The quiet revolution is that “home” is increasingly a structure we design, not merely inherit.
Small scenes from a shifting world
A young couple eats dinner while one person answers messages from three time zones. They laugh, but the phone stays on the table.
A retired neighbor joins a local walking group because the old social ties dissolved when longtime friends moved closer to their kids.
A parent hesitates before posting a photo, thinking about future privacy, then sends it to a smaller group instead.
A group of coworkers who rarely meet in person plan a yearly retreat with the seriousness of a holiday.
These are not dramatic scenes. That’s the point.
The revolutions are quiet because they’re made of ordinary moments—moments that accumulate until the culture shifts.
What we might owe each other now
If the old forms of togetherness are thinning, it raises a difficult question: what replaces them?
Not grand ideologies. Not forced unity.
Something smaller, steadier, and more deliberate.
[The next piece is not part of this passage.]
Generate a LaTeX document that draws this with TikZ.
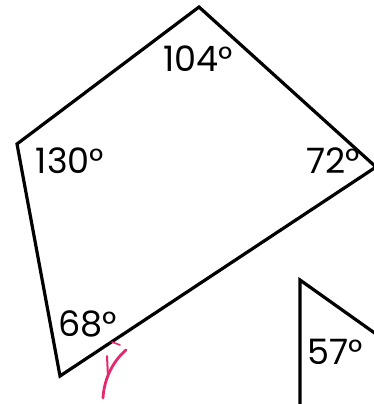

We might owe each other clearer boundaries, expressed without cruelty. We might owe each other the patience to stay present when conversations get complicated. We might owe each other better-designed public spaces, both online and off.
And we might owe ourselves the recognition that loneliness is not always a personal failure. Sometimes it’s an architectural problem—a mismatch between human needs and the systems surrounding us.
The quiet revolutions reshaping how we live together are not finished. They are still being written in apartment leases, in workplace policies, in the design of apps, in the habits of families, in the courage of people who keep reaching out.
If you listen closely, you can hear them in the everyday: a new etiquette forming, a new kind of neighborhood taking shape, a new definition of belonging—less inherited, more chosen, and still very much up for negotiation.